Currently, halfway houses are typically used as a stopping point for offenders coming out of prisons but have also recently been used as more secure measures of monitoring probationers in lieu of going to prison. They are even used as a test measure of parole. With the creation of the IHHA in 1964, halfway houses have become an integral part of every state, with mixed but more promising results than ISPs or boot camps. The core design of a halfway house is meant to be a place where individuals can get back on their feet, half-way out of prison. However, as stated, their uses have evolved, becoming residential, or even partial residential places where individuals under correctional control can check-in, find reprieve or assistance, in order to rejoin society as a normal functioning member.
There are some issues regarding the examination of halfway houses. The IHHA break down halfway houses into four groups along two dimensions. As discussed, halfway houses were initially funded by private non-profit organizations. However, many halfway houses today (in part, due to the IHHA) are both privately and federally (and State) funded. Additionally, halfway Houses are also divided into supportive and interventive groups. That is, halfway houses that serve only a minimal function (a place to stay while reintegrating back into society) are generally labeled supportive. Interventive halfway houses typically have multiple treatment modalities and may have up to 500 beds. However, most halfway houses fall somewhere in the middle of these two continuums.
Halfway House Success
Because of the variations of halfway houses, researchers find them difficult to assess. For instance, it may be difficult to generalize because of the variability. Second, gathering a representative comparison may also prove difficult. That is, halfway houses may have increased recidivism, reduced recidivism, or had no effect. Although clouded, one could argue that halfway houses are at least useful in the sense that these offenders, who received more treatment faired no worse than individuals who needed less treatment.
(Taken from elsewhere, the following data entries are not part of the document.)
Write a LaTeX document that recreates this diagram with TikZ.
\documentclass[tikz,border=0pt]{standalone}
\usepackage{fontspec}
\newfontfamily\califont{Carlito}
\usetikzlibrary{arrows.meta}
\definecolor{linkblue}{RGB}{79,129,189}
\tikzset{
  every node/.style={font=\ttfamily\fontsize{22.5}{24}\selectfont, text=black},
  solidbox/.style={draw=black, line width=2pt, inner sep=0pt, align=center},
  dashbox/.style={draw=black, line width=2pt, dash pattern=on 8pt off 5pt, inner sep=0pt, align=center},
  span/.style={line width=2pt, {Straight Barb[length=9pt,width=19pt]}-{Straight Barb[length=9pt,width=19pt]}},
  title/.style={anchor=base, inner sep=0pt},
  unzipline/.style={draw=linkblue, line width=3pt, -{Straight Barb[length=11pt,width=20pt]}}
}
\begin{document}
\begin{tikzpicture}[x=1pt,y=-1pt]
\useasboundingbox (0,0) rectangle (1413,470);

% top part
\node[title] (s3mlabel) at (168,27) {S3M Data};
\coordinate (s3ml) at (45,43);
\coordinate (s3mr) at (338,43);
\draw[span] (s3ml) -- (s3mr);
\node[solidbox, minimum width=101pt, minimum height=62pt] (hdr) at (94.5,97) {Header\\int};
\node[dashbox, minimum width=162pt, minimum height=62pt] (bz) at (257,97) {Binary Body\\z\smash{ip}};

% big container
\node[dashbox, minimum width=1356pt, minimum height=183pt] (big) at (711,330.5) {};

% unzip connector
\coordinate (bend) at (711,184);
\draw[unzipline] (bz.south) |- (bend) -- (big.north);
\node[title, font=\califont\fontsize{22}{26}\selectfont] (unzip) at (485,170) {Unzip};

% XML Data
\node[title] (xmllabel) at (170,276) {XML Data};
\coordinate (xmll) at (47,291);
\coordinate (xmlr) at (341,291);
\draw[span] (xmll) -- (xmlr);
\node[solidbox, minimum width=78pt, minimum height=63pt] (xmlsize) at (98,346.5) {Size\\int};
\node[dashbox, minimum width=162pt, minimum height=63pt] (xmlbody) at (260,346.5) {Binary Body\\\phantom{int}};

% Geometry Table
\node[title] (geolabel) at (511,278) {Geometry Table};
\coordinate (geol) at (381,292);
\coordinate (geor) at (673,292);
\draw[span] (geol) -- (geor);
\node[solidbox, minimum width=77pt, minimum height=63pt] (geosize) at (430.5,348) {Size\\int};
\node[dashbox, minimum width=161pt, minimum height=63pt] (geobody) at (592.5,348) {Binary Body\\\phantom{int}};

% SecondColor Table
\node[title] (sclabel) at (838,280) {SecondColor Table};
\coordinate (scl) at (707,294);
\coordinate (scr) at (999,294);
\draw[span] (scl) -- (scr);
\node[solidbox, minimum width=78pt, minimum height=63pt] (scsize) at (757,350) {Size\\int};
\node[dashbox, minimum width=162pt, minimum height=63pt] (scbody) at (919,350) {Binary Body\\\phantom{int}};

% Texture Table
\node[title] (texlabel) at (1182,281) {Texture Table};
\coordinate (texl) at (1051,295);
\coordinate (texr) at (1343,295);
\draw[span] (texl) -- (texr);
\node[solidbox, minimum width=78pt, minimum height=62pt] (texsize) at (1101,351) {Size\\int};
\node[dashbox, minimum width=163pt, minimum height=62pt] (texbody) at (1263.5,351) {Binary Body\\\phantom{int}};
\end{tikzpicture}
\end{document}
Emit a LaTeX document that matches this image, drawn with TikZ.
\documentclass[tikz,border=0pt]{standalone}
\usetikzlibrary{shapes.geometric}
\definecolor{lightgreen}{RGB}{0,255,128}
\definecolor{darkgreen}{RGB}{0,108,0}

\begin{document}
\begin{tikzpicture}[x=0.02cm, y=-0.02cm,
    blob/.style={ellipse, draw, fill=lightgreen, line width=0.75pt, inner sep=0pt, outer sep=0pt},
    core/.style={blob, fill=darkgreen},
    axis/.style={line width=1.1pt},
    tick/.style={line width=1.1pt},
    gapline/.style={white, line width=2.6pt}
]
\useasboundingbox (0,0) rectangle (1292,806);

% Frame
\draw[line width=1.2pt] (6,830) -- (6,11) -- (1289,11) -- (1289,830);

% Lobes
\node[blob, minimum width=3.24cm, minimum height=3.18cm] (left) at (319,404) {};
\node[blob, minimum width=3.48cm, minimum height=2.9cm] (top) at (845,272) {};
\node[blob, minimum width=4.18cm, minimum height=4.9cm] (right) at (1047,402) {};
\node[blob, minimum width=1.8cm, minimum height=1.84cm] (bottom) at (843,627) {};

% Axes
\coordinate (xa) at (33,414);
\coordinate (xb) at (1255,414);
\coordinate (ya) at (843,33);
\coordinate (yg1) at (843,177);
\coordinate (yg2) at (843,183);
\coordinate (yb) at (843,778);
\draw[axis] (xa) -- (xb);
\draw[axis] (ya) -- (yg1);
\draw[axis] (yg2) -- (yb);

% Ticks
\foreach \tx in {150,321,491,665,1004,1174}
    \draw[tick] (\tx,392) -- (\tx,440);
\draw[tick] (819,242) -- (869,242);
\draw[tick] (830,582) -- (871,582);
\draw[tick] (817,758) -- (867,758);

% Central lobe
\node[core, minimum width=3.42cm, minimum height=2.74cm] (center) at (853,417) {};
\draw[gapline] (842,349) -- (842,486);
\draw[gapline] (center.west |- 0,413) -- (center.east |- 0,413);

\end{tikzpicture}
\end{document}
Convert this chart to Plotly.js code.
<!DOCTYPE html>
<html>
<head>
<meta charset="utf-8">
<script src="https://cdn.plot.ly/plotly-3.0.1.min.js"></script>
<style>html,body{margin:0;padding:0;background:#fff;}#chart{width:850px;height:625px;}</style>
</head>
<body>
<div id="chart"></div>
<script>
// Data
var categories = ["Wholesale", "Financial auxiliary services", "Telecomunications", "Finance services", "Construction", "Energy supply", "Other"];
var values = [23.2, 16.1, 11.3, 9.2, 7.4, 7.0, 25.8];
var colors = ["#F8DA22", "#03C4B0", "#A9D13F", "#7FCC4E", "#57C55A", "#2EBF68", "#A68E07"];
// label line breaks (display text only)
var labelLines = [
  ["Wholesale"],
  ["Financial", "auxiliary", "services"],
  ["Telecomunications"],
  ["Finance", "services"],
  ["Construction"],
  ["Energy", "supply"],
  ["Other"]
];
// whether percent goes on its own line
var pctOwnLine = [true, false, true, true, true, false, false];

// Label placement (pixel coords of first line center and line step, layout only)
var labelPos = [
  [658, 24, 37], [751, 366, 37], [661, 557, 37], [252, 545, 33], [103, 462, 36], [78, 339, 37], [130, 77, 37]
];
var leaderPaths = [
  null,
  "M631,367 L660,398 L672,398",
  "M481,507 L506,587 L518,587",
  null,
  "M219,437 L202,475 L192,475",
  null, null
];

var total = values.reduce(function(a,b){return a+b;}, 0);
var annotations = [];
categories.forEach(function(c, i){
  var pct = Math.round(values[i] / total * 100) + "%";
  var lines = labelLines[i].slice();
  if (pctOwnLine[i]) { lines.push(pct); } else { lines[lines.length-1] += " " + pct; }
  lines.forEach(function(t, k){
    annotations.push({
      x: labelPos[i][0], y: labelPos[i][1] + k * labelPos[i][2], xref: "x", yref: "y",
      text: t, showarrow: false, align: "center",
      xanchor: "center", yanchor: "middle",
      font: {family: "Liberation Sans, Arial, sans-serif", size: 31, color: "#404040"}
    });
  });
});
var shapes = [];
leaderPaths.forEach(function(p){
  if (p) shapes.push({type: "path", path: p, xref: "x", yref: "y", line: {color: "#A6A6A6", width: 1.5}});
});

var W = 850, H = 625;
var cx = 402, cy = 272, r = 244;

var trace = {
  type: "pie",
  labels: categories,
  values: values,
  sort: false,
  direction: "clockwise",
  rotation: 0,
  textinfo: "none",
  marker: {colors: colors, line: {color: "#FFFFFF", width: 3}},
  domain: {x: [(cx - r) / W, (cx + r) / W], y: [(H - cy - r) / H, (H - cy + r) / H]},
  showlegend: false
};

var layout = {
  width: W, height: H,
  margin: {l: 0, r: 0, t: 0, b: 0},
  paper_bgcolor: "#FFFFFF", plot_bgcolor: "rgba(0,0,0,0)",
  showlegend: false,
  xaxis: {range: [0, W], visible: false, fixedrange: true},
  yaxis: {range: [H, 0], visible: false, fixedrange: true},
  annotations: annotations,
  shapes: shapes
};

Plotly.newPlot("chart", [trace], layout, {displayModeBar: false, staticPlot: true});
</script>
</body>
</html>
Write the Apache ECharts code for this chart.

As a whole, HWH studies show mixed results. That is, some studies yield reductions in recidivism, while some show no difference, and others show almost equal increases. When disaggregated by type, programs using the principles of effective interventions, these halfway houses generally have better reductions in recidivism. One difficulty with understanding the effectiveness of halfway houses may be within their funding. As stated, there are numerous revenue streams for the creation and management of a halfway house, to include for-profit agencies. This design may override the design of providing the level of care comprehensive enough to match the level of need by the individuals in the halfway houses. As with the other intermediate sanctions, it is important to note that using the principles of effective intervention are among the driving causes of their success.